Wednesday, November 18, 2009

St. John's Wort???

I was at my follow up check up yesterday with my primary doctor. It took a long time for me to actually see my actual doctor. The other times I had to see the resident doctors and they never really made me feel comfortable. One of the resident even prescribed me some BP meds even after I pleaded to diet and exercise first and also told her about my anxiety issues. She insisted I take my prescription, took it and threw it in the garbage and started my diet and exercise. The other resident I saw never looked at me in the eye and he fidgeted so much that it made me so nervous and anxious. That same resident doctor did an EKG and told me that he saw a "little something" but provided no further explanation just told me not to worry as the "big" picture looks good. So I asked no further questions and went about my way and was anxious about my heart since.

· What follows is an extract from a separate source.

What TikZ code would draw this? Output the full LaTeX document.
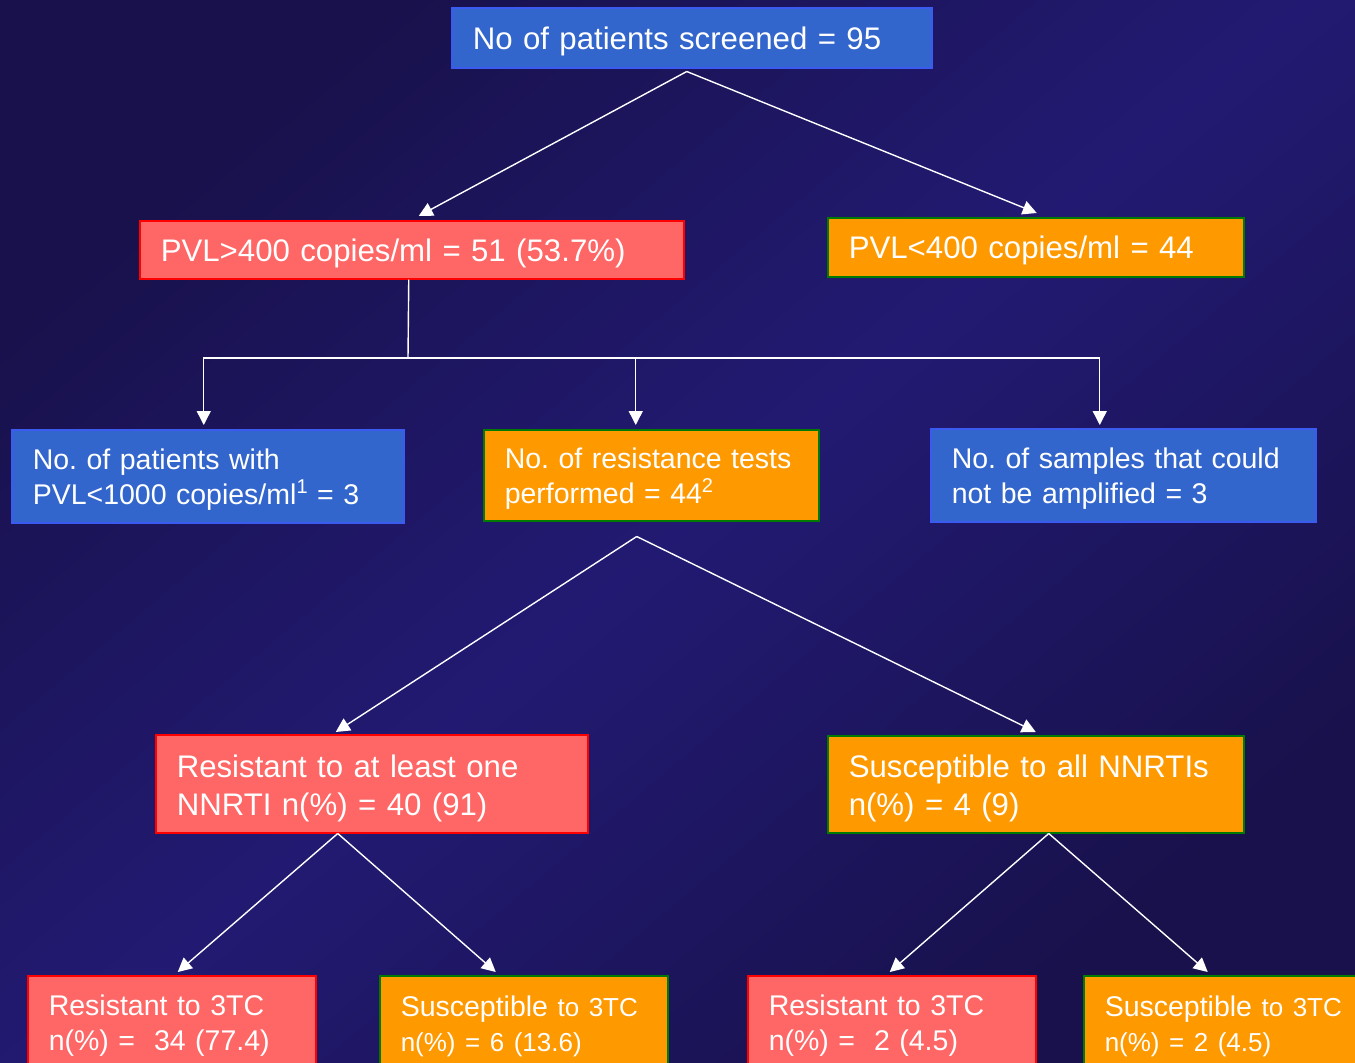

My therapist advised me to make an appointment with my actual doctor even if it takes months to get in..(i did) and I am so glad that I did. He made me feel so comfortable and I was able to ask him all the questions that I couldn't ask the other two doctors that I saw in his office. He even showed me the EKG that the previous doctor did and explained it to me and told me not to worry. He also asked if I started taking the BP meds that the other doctor prescribed and I said no and he was actually glad that I didn't. He even offered me some advised about my anxiety and asked me if I would be willing to try St. John's Wort to help me with my anxiety. I told him that I would but I have my reservations like I have reservations with all other things. He assured me that it was all natural and okay to take.

I bought a bottle of it but not quite sure if I really want to take it or not?!???! I have been reading up on it online (I know bad bad bad) and so far I haven't read anything too negative about it....Maybe I'll try it over the weekend and see if helps me with my mood.

Thursday, November 12, 2009

it's been awhile...

and today is an exceptionally tougher day. I felt a little anxious last night before leaving work and woke up a bit anxious this morning. Since I got in the office, I have been concentrating on my heart (again). I have noticed that every time I end my menstrual cycle I get into this little funk...It's probably my hormones. I wish this day was over with already. I just want to go home and bury myself under my blankets.

In the mean time I'm trying to listen to Dr. Claire Weekes to get my concentration out of my heart area and occupy my mind. Hopefully my afternoon walk will help me get through the remaining part of the day. I really need to get out of this funk. My blood pressure is slightly high this morning and I think that's making me worry as well. I hope that my check up on Tuesday will make things a lot better when the doc tells me there's nothing to worry about. Reassurance always helps alleviate my physical symptoms..so sad, but true.

I wish I had better things to write today...perhaps tomorrow will be a better day. I hope you're day is better than mine!!!